Ryan Todd So you're talking about quote unquote intrinsic value backed into by the cost of mining or...?
Tom Lee Yeah and I mean like these words are really tough because these are native digital assets. But yes it's largely the concept. I mean I'd say for instance most people think FANG stocks are explained by their individual business model. So some will say oh yeah Facebook is ad sales and it's growth and Amazon is based on its sales and you could you go through every one of these major stocks and explain their business model. But we published a report last year that showed 75% of the return of FANG stocks is explained by the growth of global internet users. So in other words if you just did a simple network value model on FANG 10 years ago or 7 years ago and you said this is what I think the global Internet market will grow by, you got 75% the return of the FANG stocks.
Ryan Todd So you'd say the approach at Fundstrat across the composition of asset classes that you do research on is top down not bottoms up?
Tom Lee Yes. I don't know what like the generally accepted math like terminology is for top down versus bottoms up. I would say our work is evidence based research, in the world at top down when when you look at traditional markets when someone says they're top down they'll start with their theory that central banks drive the world and and so then they're truly top down in the sense that they're only looking at a handful of things.

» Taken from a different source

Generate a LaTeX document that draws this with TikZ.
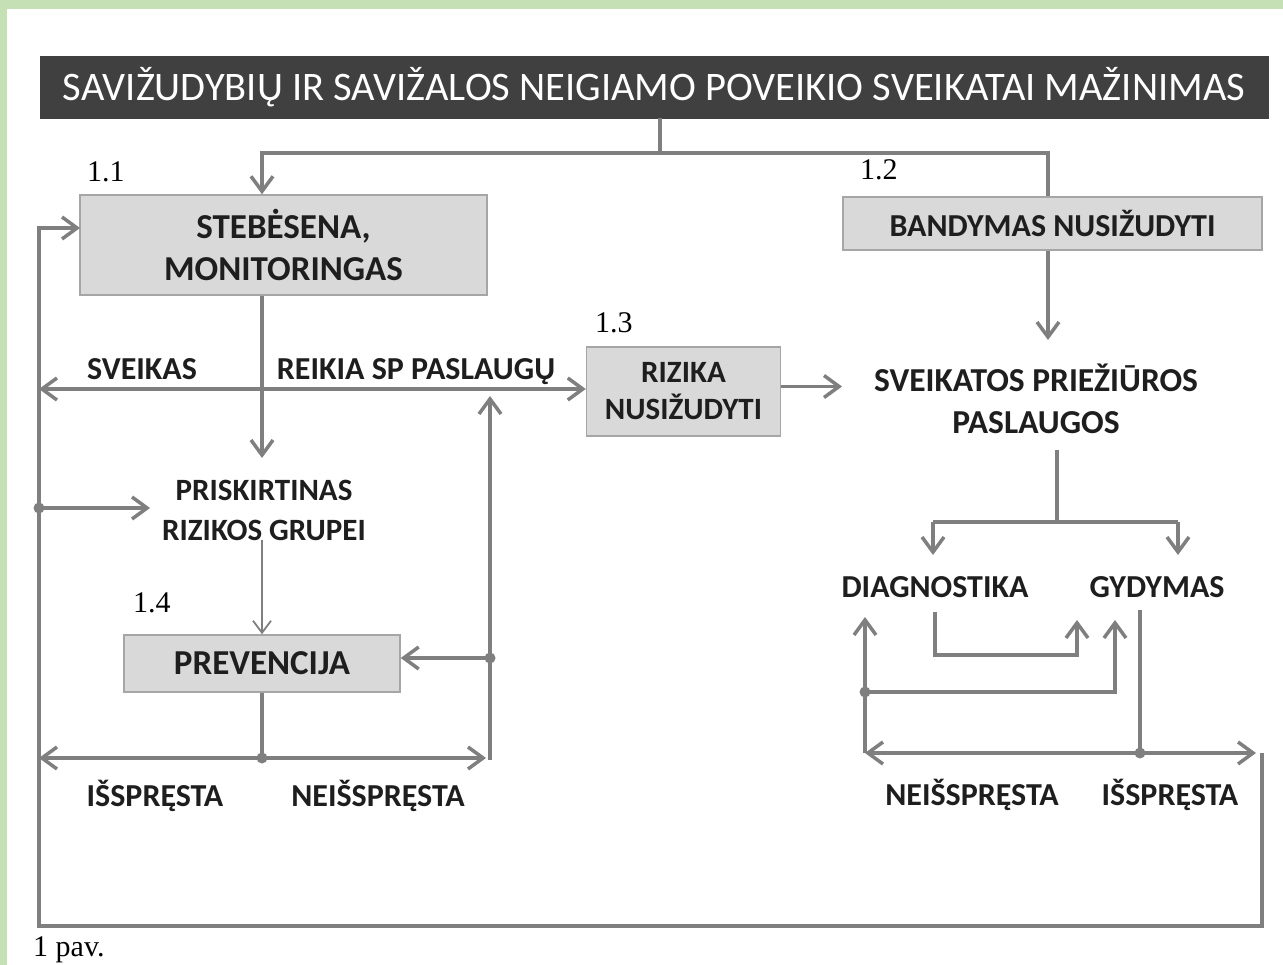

I think Fundstrat's research approach is what we call evidence based research so we try to say this is what historically can explain market behavior pretty well and if it's in conflict with what we see as consensus then we have a variant call and then that's where we try to sort of say look, focus on these sort of factors and then if our thesis is right then the market's gonna move in this direction. You could say it's top down but I would say it's really with the belief that a lot of evidence in history can explain the movement of markets and that what we try to find and identify and it's not always the same, it's not static.